Should We Liquidate or Distribute Trust Investments after Grantor’s Death?

 In Probate, Revocable Trusts
trust distribution

Photo by Towfiqu barbhuiya on Unsplash


I am the trustee for mother’s revocable trust containing close to $500,000 in mutual funds, cash and some stocks. There are six equal beneficiaries. Should we liquidate the funds and distribute the proceeds or divide them and transfer the actual investments? The management company says we have to choose one method for all. Also, for the new EIN, what should be the origin of fund date, the original trusts funding date or my mother’s date of death?


The management company is correct. It’s definitely much easier to choose the same method for everyone. And it’s also easier to liquidate the holdings rather than to transfer them, especially with six different beneficiaries. If you liquidate the holdings and then distribute them, you can do so by writing checks or wire transfers. In contrast, the easiest way to transfer the actual investments is for each beneficiary to set up a personal account at the same investment company where the trust investments are held. We’ve seen estate distributions delayed because one heir never gets this done, which is one of the reasons we usually favor liquidation.

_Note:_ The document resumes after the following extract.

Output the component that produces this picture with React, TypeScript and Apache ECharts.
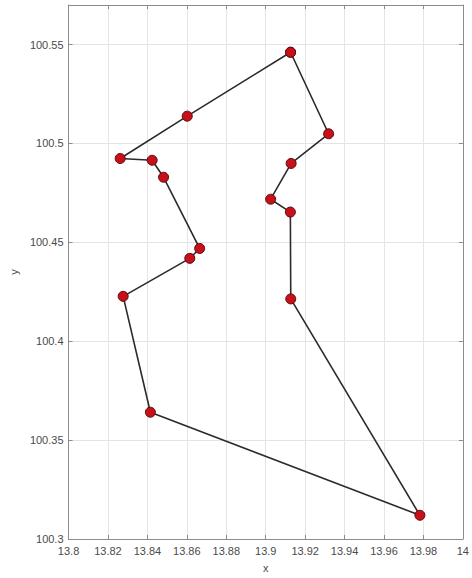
import React, { useEffect, useRef } from "react";
import * as echarts from "echarts";

// Polygon vertices (in drawing order; the path closes back to the first point)
const xValues = [
  13.9126, 13.9319, 13.9129, 13.9025, 13.9125, 13.9127, 13.9782, 13.8415,
  13.8277, 13.8615, 13.8665, 13.8482, 13.8424, 13.8262, 13.8602,
];
const yValues = [
  100.5461, 100.5049, 100.4899, 100.4718, 100.4653, 100.4214, 100.312, 100.3641,
  100.4227, 100.4419, 100.4469, 100.4829, 100.4915, 100.4924, 100.5138,
];

const xAxisRange = { min: 13.8, max: 14, interval: 0.02 };
const yAxisRange = { min: 100.3, max: 100.57, interval: 0.05 };

const FONT = "Liberation Sans, Arial, Helvetica, sans-serif";
const AXIS_COLOR = "#8c8c8c";
const LABEL_COLOR = "#4a4a4a";
const GRID_COLOR = "#e4e4e4";

export default function App() {
  const ref = useRef<HTMLDivElement>(null);

  useEffect(() => {
    if (!ref.current) return;
    const chart = echarts.init(ref.current, undefined, { renderer: "svg" });

    const pts: [number, number][] = xValues.map((x, i) => [x, yValues[i]]);
    const closed = [...pts, pts[0]];

    const baseAxisLine = { show: true, lineStyle: { color: AXIS_COLOR, width: 1 } };
    const tick = { show: true, inside: true, length: 4, lineStyle: { color: AXIS_COLOR } };

    chart.setOption({
      animation: false,
      backgroundColor: "#ffffff",
      grid: { left: 67, right: 5, top: 5, bottom: 34, containLabel: false },
      xAxis: [
        {
          type: "value",
          ...xAxisRange,
          axisLine: baseAxisLine,
          axisTick: tick,
          splitLine: { show: true, lineStyle: { color: GRID_COLOR, width: 1 } },
          axisLabel: { color: LABEL_COLOR, fontSize: 11, fontFamily: FONT, margin: 6 },
          name: "x",
          nameLocation: "middle",
          nameGap: 23,
          nameTextStyle: { color: LABEL_COLOR, fontSize: 11, fontFamily: FONT },
        },
        {
          type: "value",
          position: "top",
          ...xAxisRange,
          axisLine: baseAxisLine,
          axisTick: tick,
          splitLine: { show: false },
          axisLabel: { show: false },
        },
      ],
      yAxis: [
        {
          type: "value",
          ...yAxisRange,
          axisLine: baseAxisLine,
          axisTick: tick,
          splitLine: { show: true, lineStyle: { color: GRID_COLOR, width: 1 } },
          axisLabel: {
            color: LABEL_COLOR,
            fontSize: 11,
            fontFamily: FONT,
            margin: 5,
            showMaxLabel: false,
          },
          name: "y",
          nameLocation: "middle",
          nameGap: 44,
          nameTextStyle: { color: LABEL_COLOR, fontSize: 11, fontFamily: FONT },
        },
        {
          type: "value",
          position: "right",
          ...yAxisRange,
          axisLine: baseAxisLine,
          axisTick: tick,
          splitLine: { show: false },
          axisLabel: { show: false },
        },
      ],
      series: [
        {
          type: "line",
          data: closed,
          xAxisIndex: 0,
          yAxisIndex: 0,
          symbol: "circle",
          symbolSize: 10,
          showAllSymbol: true,
          lineStyle: { color: "#2b2b2b", width: 1.6 },
          itemStyle: { color: "#c8101a", borderColor: "#5a0a0a", borderWidth: 1 },
          emphasis: { disabled: true },
          z: 3,
        },
      ],
    });

    return () => chart.dispose();
  }, []);

  return (
    <div
      ref={ref}
      style={{ position: "absolute", left: 0, top: 0, width: 472, height: 578 }}
    />
  );
}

In terms of getting the new tax identification number (EIN), use your mother’s date of death. That’s the date on which the trust became irrevocable. That’s also the date the investment management company should use for valuing the tax basis for the investments. As a result of this step-up in basis, there should be little or no capital gains realized on their liquidation.

Showing 4 comments
  • Karen

    Hi Harry,

    I agree. My husband had to do this with his mother’s Trust; however, lucky for us, Fidelity Investments (where the bulk of the Trust was located) did all the work. My husband provided Fidelity with the list of her investments and Fidelity divided up the stock equally among the beneficiaries and distributed the stock. The only thing the beneficiaries did was provide their Fidelity account info (or create Fidelity accounts if they didn’t have them).

    • Harry Margolis

      Hi Karen,
      Yes, if all the beneficiaries are cooperative in setting up accounts at the investment house, it can be relatively easy to divvy up investments. The problem is that one uncooperative beneficiary can delay estate or trust distributions for everyone. Delay also almost always means extra legal and accounting expenses for the estate or trust. That said, each personal representative or trustee must decide how to proceed based on their assessment of which approach will meet the least resistance.

  • Eric H Von

    Hey Harry, thats solid avice.

    To the tax question. I too, am the trustee for my mother’s revocable trust. Would it be more beneficial to set up a new EIN and invest from there, or just transfer the money to myself and invest as an individual?

    • Harry Margolis

      It sounds like after your mother’s death you have the option of continuing the trust for your benefit or distributing out the trust property to yourself. Depending on the terms of the trust, continuing it might provide you with certain benefits such as creditor protection, but not if you have complete control over trust distributions. Just looking at taxes, it would certainly be simpler to liquidate the trust so you don’t have to file a separate trust tax return. In addition, trust tax rates accelerate much more quickly than individual rates, reach the top bracket of 37% at just $14,450 of income (in 2023). However, if you are already in a high income tax bracket yourself, continuing the trust could help you shelter the income below this threshold at lower rates. But if you are earning so much that you are already in a high tax bracket — the top rate for individuals (in 2023) starts at $539,900 of taxable income — then the meager tax savings by sheltering some income in the trust probably won’t make much of a difference to you.
      So, I’d say, don’t keep your mother’s trust for any potential tax benefits. But if it provides other benefits, such as creditor or divorce protection, it may make sense to keep it intact.